I don't remember much about my parents living together, but I have one very clear memory as they prepared to separate. I remember one morning that my father made up HIS side of the bed and left the other side unmade. That's just the kind of person he was.

When Mom remarried, my father sent her new husband (who was no prize either, as it turned out) a sympathy card. And signed it with his real name.

The summer I was eight years old, my father convinced me to come live with him and go to school in the county where he lived. He showed me his pillow and told me those were tear stains from crying over his children every night. He also promised me a pony, so I agreed to live with him. I changed my mind before school started, but I did stay the whole summer with him. During the day I had to stay with his older sister, the aunt who frightened me to death. She had no children of her own, and she was the meanest thing I had ever known. Someone told me the story when I was very young that she would have had a baby, but when it came time to be born, it was too big. They said the doctor told her husband to choose between saving the baby and saving her. I always thought they made a poor choice. Yes, I know how wrong that is, but she was MEAN! And I was only eight years old.

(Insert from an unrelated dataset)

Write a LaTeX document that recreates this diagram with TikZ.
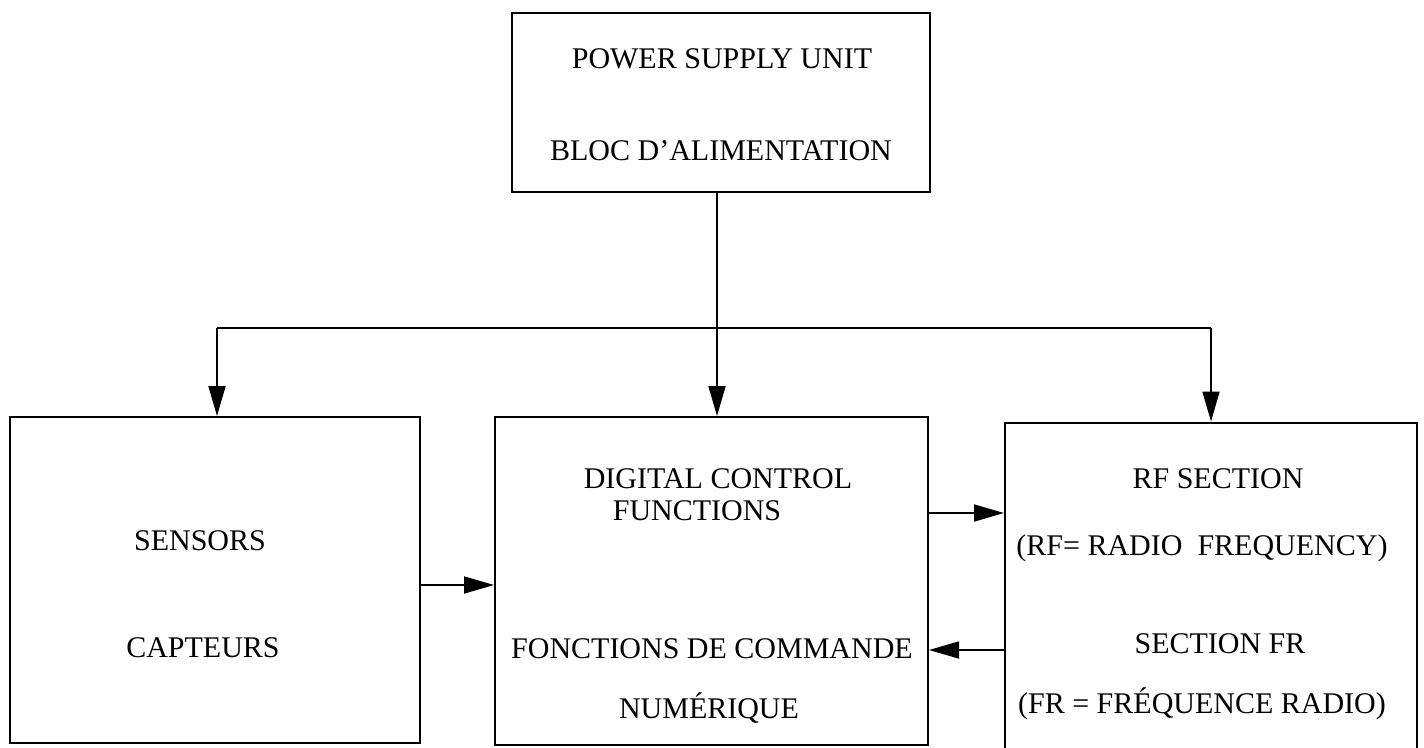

When I got married the first time, with the walk down the aisle and the hundred-pound bouquet and candles and everything, I felt obligated to include my real father, since my step-father (the good one) had died when I was a senior in high school. At the conclusion of the ceremony, when the pastor introduced us to the congregation as a couple, my father said just loud enough for EVERYONE to hear, "You've played hell now!" I never did know which one of us he was talking to.

When Sweet Girl graduated from high school, my father and WWW (Wicked Witch of the West) came to the ceremony. Because Sweet Girl's last name starts with a "B", she was one of the first names called. As soon as her name was read, my father and WWW squeezed past everyone else in the row and left. I guess that could be considered a good thing.

When I was about three years old, my father took me to someone's house where a mama dog had recently had puppies. He told me, "It's okay, you can pet her." She snapped at me, and he kicked that dog so hard she went spinning across the carport floor. Even at that young age, I was appalled that he had treated an animal that way. I still have the tiniest of scars under my eye where that dog bit me. Oddly enough, it wasn't the dog I resented. She was only doing what her instincts told her to do. It was the adult who behaved like a moron.

If Doris had lived, my father would never have started drinking again, and it's possible he might have lived this long as well. I miss Doris.

2 comments:

DJan said...

Alcohol has ruined many a family, and many a person's moral center. It sounds like you are lucky to have turned out so well yourself, with an upbringing like that. Congratulations on that accomplishment.

KatyDid53 said...

I miss Doris, too. A finer person never lived, and I am so grateful to have known her.